Questions and Answers

  • Can WhatsHap use a reference panel? Reference panels are used by population-based phasers (like Beagle or ShapeIt). Although we are considering integrating this, WhatsHap cannot take advantage of reference panels right now. In case you have population data, we suggest to produce a population-based phasing (using Beagle, ShapeIt, etc.) and a read-based phasing using WhatsHap separately and then compare/integrate results in a postprocessing step.

  • Will Illumina data lead to a good read-based phasing? Illumina paired-end data is not ideal for read-based phasing, since most pairs of heterozygous SNPs will not be bridged by a read pair. However, WhatsHap will attempt to produce as long haplotype blocks as possible. Running WhatsHap will hence tell you how phase-informative your input data is. Just take a look at the number (and sizes) of produced haplotype blocks.

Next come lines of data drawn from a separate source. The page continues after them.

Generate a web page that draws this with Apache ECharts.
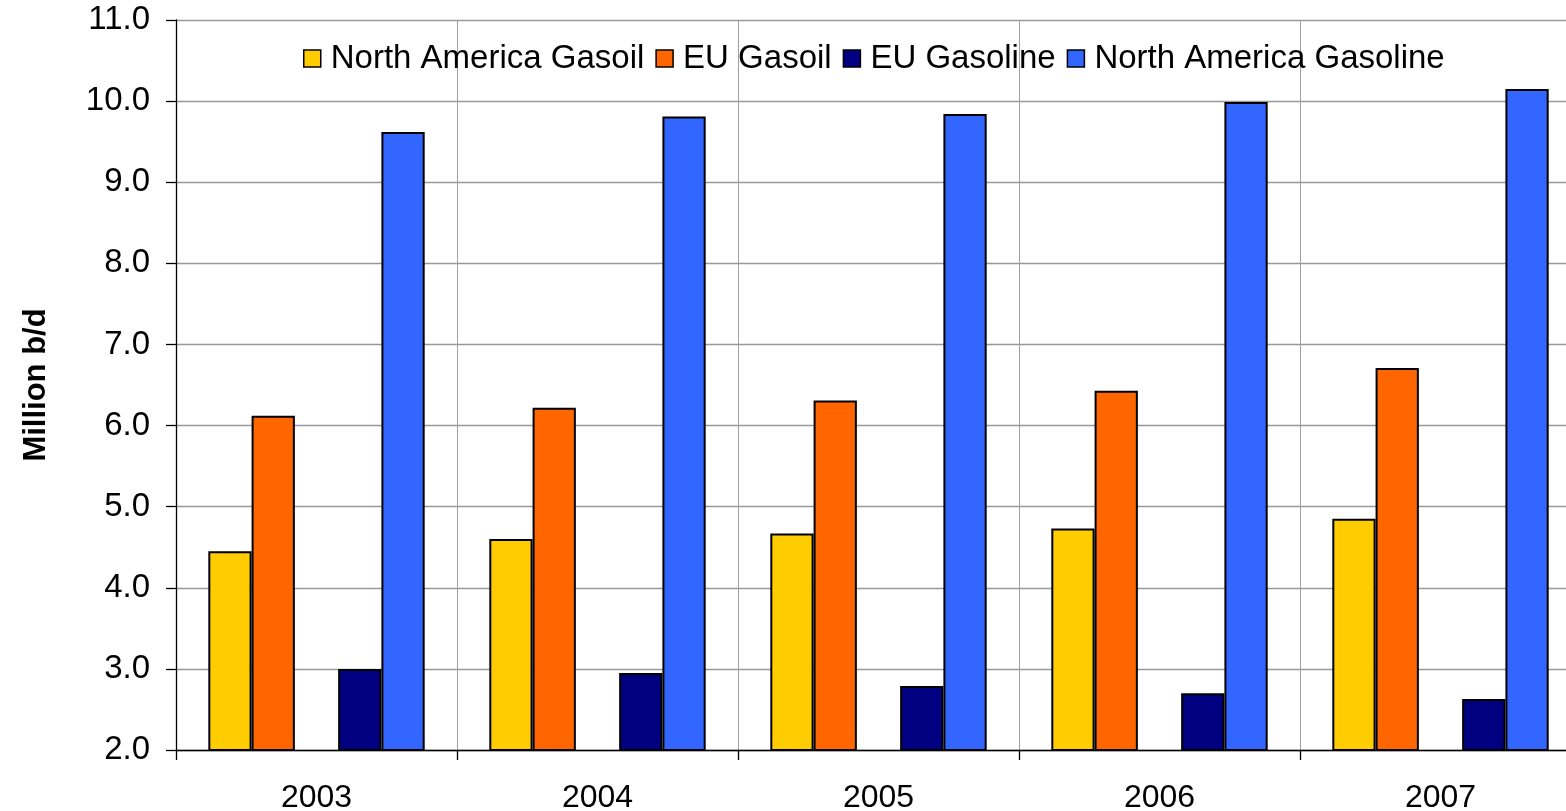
<!DOCTYPE html>
<html>
<head>
<meta charset="utf-8">
<title>Gasoil and Gasoline Demand</title>
<script src="https://cdn.jsdelivr.net/npm/echarts@6/dist/echarts.min.js"></script>
<style>
  html, body { margin: 0; padding: 0; background: #fff; overflow: hidden; }
  /* the plot area runs a little past the right edge of the window */
  #chart { width: 1600px; height: 811px; }
</style>
</head>
<body>
<div id="chart"></div>
<script>
// Demand, million barrels per day
const years = ['2003', '2004', '2005', '2006', '2007'];
const naGasoil = [4.45, 4.60, 4.67, 4.73, 4.85];
const euGasoil = [6.12, 6.22, 6.31, 6.43, 6.71];
const euGasoline = [3.00, 2.95, 2.79, 2.70, 2.63];
const naGasoline = [9.62, 9.81, 9.84, 9.99, 10.15];

const seriesNames = ['North America Gasoil', 'EU Gasoil', 'EU Gasoline', 'North America Gasoline'];
const seriesColors = ['#FFCC00', '#FF6600', '#000080', '#3366FF'];

const FONT = '"Liberation Sans", Arial, Helvetica, sans-serif';

function barSeries(name, data, color) {
  return {
    name: name,
    type: 'bar',
    data: data,
    barGap: '0%',
    barCategoryGap: '23%',
    itemStyle: { color: color, borderColor: '#000', borderWidth: 2 }
  };
}

const chart = echarts.init(document.getElementById('chart'), null, { renderer: 'canvas' });

chart.setOption({
  backgroundColor: '#fff',
  animation: false,
  textStyle: { fontFamily: FONT, color: '#000' },
  grid: { left: 176, right: 19, top: 20, bottom: 61, containLabel: false, outerBoundsMode: 'none' },
  legend: {
    data: seriesNames,
    left: 298,
    top: 37,
    icon: 'rect',
    itemWidth: 17,
    itemHeight: 17,
    itemGap: 11,
    itemStyle: { borderWidth: 1.5 },
    textStyle: { fontFamily: FONT, fontSize: 33, color: '#000', padding: [0, 0, 0, 5] }
  },
  xAxis: {
    type: 'category',
    data: years,
    axisLine: { show: true, lineStyle: { color: '#000', width: 1.3 } },
    axisTick: { show: true, length: 10, lineStyle: { color: '#000', width: 1.3 } },
    axisLabel: { fontFamily: FONT, fontSize: 32, color: '#000', margin: 32 },
    splitLine: { show: true, lineStyle: { color: '#A0A0A0', width: 1 } }
  },
  yAxis: {
    type: 'value',
    min: 2,
    max: 11,
    interval: 1,
    name: 'Million b/d',
    nameLocation: 'middle',
    nameGap: 124,
    nameRotate: 90,
    nameTextStyle: { fontFamily: FONT, fontSize: 31, fontWeight: 'bold', color: '#000' },
    axisLine: { show: true, lineStyle: { color: '#000', width: 1.3 } },
    axisTick: { show: true, length: 10, lineStyle: { color: '#000', width: 1.3 } },
    axisLabel: {
      fontFamily: FONT, fontSize: 33, color: '#000', margin: 26,
      formatter: v => v.toFixed(1)
    },
    splitLine: { show: true, lineStyle: { color: '#999', width: 1.3 } }
  },
  series: [
    barSeries(seriesNames[0], naGasoil, seriesColors[0]),
    barSeries(seriesNames[1], euGasoil, seriesColors[1]),
    // empty slot between the gasoil and gasoline groups
    { type: 'bar', name: '', data: [], barGap: '0%', barCategoryGap: '23%' },
    barSeries(seriesNames[2], euGasoline, seriesColors[2]),
    barSeries(seriesNames[3], naGasoline, seriesColors[3])
  ]
});
</script>
</body>
</html>
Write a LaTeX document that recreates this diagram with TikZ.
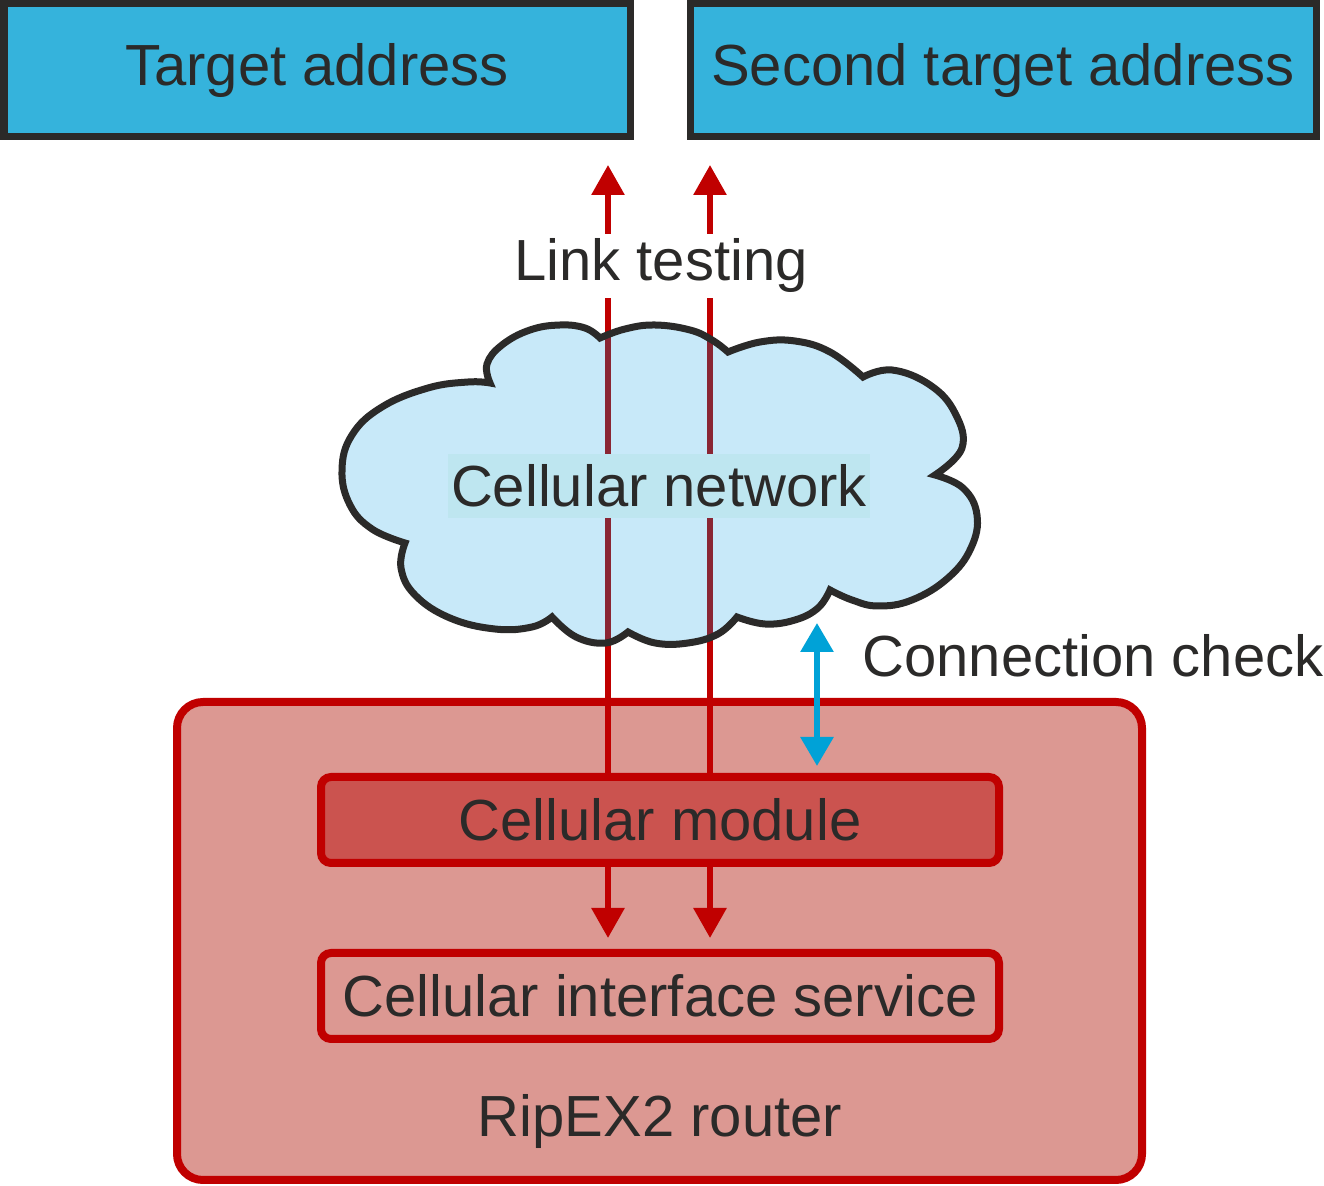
\documentclass[tikz,border=0pt]{standalone}
\usepackage{fontspec}
\setmainfont{Liberation Sans}
\usetikzlibrary{positioning, arrows.meta}

\definecolor{ink}{RGB}{43,42,41}
\definecolor{addrblue}{RGB}{53,179,220}
\definecolor{rtred}{RGB}{192,0,0}
\definecolor{rtpink}{RGB}{220,152,146}
\definecolor{modred}{RGB}{203,83,79}
\definecolor{cloudblue}{RGB}{200,233,249}
\definecolor{netbg}{RGB}{190,230,240}
\definecolor{maroon}{RGB}{138,38,52}
\definecolor{chkblue}{RGB}{0,162,215}

\begin{document}
\begin{tikzpicture}[x=0.5pt, y=-0.5pt, font=\fontsize{29}{35}\selectfont,
    text=ink,
    addr/.style={draw=ink, fill=addrblue, line width=3.5pt,
      minimum width=313pt, minimum height=66.5pt, inner sep=0pt},
    unit/.style={draw=rtred, line width=4pt, rounded corners=5pt,
      minimum width=339pt, minimum height=43pt, inner sep=0pt},
    link/.style={rtred, line width=3pt,
      -{Triangle[width=16pt, length=15pt]}},
    check/.style={chkblue, line width=3pt,
      {Triangle[width=16pt, length=14.5pt]}-{Triangle[width=16pt, length=14.5pt]}}]
  \useasboundingbox (0,0) rectangle (1324,1186);
  % Target boxes on top
  \node[addr] (ta) at (317,70.5) {Target address};
  \node[addr] (tb) at (1003,70.5) {Second target address};
  % Router with its two units
  \node[draw=rtred, fill=rtpink, line width=4pt, rounded corners=13pt,
    minimum width=482.5pt, minimum height=239pt] (rt) at (659.5,941) {};
  \node[unit, fill=modred] (mod) at (660,820) {Cellular module};
  \node[unit, fill=rtpink] (svc) at (660,996) {Cellular interface service};
  \node (rtlabel) at (660,1122) {RipEX2 router};
  % Link testing arrows
  \coordinate (la) at (608,0);
  \coordinate (lb) at (710,0);
  \draw[link, shorten >=12.25pt] (mod.north -| la) -- (ta.south -| la);
  \draw[link, shorten >=12.25pt] (mod.north -| lb) -- (tb.south -| lb);
  \draw[link, shorten >=5.5pt] (mod.south -| la) -- (svc.north -| la);
  \draw[link, shorten >=5.5pt] (mod.south -| lb) -- (svc.north -| lb);
  % Cloud
  \path[save path=\cloudpath]
    plot[smooth, tension=0.7] coordinates {(490,383) (487,364) (502,345)
      (530,330) (560,325) (585,328) (600,338)}
    -- plot[smooth, tension=0.7] coordinates {(600,338) (625,329)
      (655,325) (690,330) (712,340) (728,352)}
    -- plot[smooth, tension=0.7] coordinates {(728,352) (760,342)
      (795,341) (830,352) (863,377)}
    -- plot[smooth, tension=0.7] coordinates {(863,377) (892,370)
      (930,385) (955,413) (962,448) (935,475)}
    -- plot[smooth, tension=0.7] coordinates {(935,475) (963,488)
      (977,515) (971,548) (948,578) (912,600) (878,606) (852,600) (830,590)}
    -- plot[smooth, tension=0.7] coordinates {(830,590) (818,608)
      (795,620) (765,624) (737,617)}
    -- plot[smooth, tension=0.7] coordinates {(737,617) (718,634)
      (688,643) (655,643) (628,632)}
    -- plot[smooth, tension=0.7] coordinates {(628,632) (606,643)
      (576,637) (552,617)}
    -- plot[smooth, tension=0.7] coordinates {(552,617) (532,627)
      (495,629) (450,618) (415,595) (401,568) (405,543)}
    -- plot[smooth, tension=0.7] coordinates {(405,543) (372,529)
      (350,505) (342,470) (352,435) (382,407) (428,388) (468,382) (490,383)}
    -- cycle;
  \fill[cloudblue, use path=\cloudpath];
  \begin{scope}
    \clip[use path=\cloudpath];
    \draw[maroon, line width=3pt] (mod.north -| la) -- (ta.south -| la);
    \draw[maroon, line width=3pt] (mod.north -| lb) -- (tb.south -| lb);
  \end{scope}
  \draw[ink, line width=3.5pt, use path=\cloudpath];
  \node[fill=netbg, inner xsep=1.75pt, inner ysep=5.5pt] (net)
    at (659,486) {Cellular network};
  \node[fill=white, inner xsep=2pt, inner ysep=2.4pt] (test)
    at (661,266) {Link testing};
  % Connection check
  \coordinate (chk) at (817,623);
  \draw[check, shorten <=3.5pt] (mod.north -| chk) -- (chk);
  \node[anchor=west, inner sep=0pt] (chklabel) at (862,656)
    {Connection check};
\end{tikzpicture}
\end{document}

  • How large can/should a pedigree be for pedigree-aware read-based phasing (i.e. using option --ped )? The pedigree mode in WhatsHap is intended for intermediate-size pedigrees. The runtime of the core phasing step will be linear in \(2^{2t}\), where \(t\) is the number of trio relationships (= number of children) in your pedigree. We do not recommend to use pedigrees with \(t>5\). For such pedigrees, read-data is unnecessary in most cases anyway and a very high-quality phasing can be obtained by genetic haplotyping methods (like MERLIN).